Conventionally, a step for manufacturing a sealed battery includes a leak testing step for checking the airtightness of a battery case for the purpose of, for example, prevention of degradation of battery performance caused by ingress of moisture into the battery case (see Patent Literature 1, for example).
Patent Literature 1 discloses a technique as follows:
First, a battery can (i.e., a battery case) is sealed except for a pouring hole, and then, air in the battery can is exhausted through the pouring hole by exhausting means (i.e., the pressure inside the battery can is reduced).
Next, the battery can is connected to an electrolytic solution pot, and then, a difference in pressure between the battery can and the electrolytic solution pot causes an electrolytic solution to be poured into the battery can through the pouring hole. At this time, the inside of the electrolytic solution pot is pressurized with helium gas so that the helium gas is introduced into the battery can through the pouring hole.
Finally, a leak testing step is performed in which the pouring hole is sealed, and then, the quantity of helium gas present in leak gas leaked from the battery can is checked with a helium leakage detector.
If helium gas is introduced when an electrolytic solution is poured similarly to the technique disclosed in Patent Literature 1, the electrolytic solution penetrates an electrode body before a leak testing step is performed, and then, gas present in the electrode body is exhausted to the outside of the electrode body. Accordingly, a density of helium gas inside a battery can is decreased.
The penetrance of the electrolytic solution with respect to the electrode body at this time, namely, a quantity of the exhausted gas varies depending on various periods of time from the introduction of helium gas to the leak testing step.
In other words, in the technique disclosed in Patent Literature 1, the variations in penetrance of the electrolytic solution with respect to the electrode body cause a variation in density of helium gas present in the leak gas (i.e., density of helium gas inside the battery can in the leak testing step).
As shown in FIG. 7, an output value of a helium leakage detector when a predetermined quantity of leak gas leaks from a battery can depends on the density of helium gas present in the leak gas.

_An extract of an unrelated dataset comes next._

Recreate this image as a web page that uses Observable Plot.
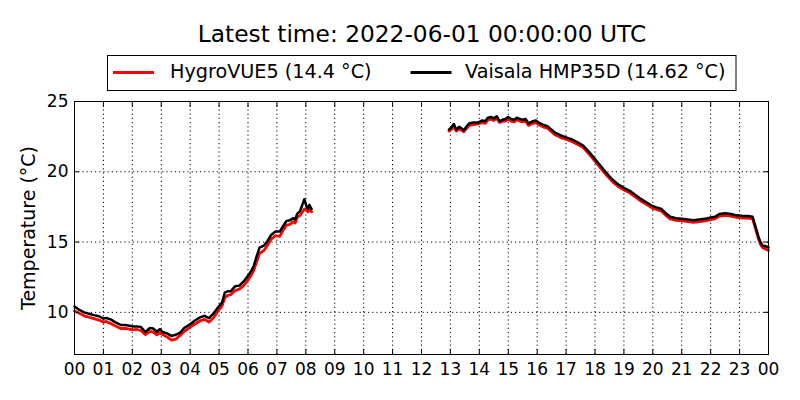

Specifically, an output value of a helium leakage detector when a predetermined quantity of leak gas leaks from a battery can becomes large in the case where the density of helium gas present in the leak gas is high (see a graph G11 in FIG. 7), whereas an output value of a helium leakage detector when a predetermined quantity of leak gas leaks from a battery can becomes small in the case where the density of helium gas present in the leak gas is low (see a graph G12 in FIG. 7).
In a leak testing step, an inspection threshold T1 needs to be set on the basis of a leakage of the leak gas in the case of the low density of helium gas present in the leak gas.
Consequently, there is a possibility that an output value of a helium leakage detector exceeds the inspection threshold T1 in the case where the density of helium gas present in the leak gas is high, in spite of the leakage of the leak gas that is smaller than a leakage L of the leak gas corresponding to the inspection threshold T1 in the case of the low density of helium gas present in the leak gas (see a range R1 in FIG. 7).
In the case where the density of helium gas present in the leak gas varies similarly to the technique disclosed in Patent Literature 1, the inspection threshold T1 needs to be made small by the variation, and therefore, normal products may be erroneously determined as defective products with a relatively high probability.
As mentioned above, there is a possibility that an erroneous determination rate is increased in the leak testing step in the technique disclosed in Patent Literature 1.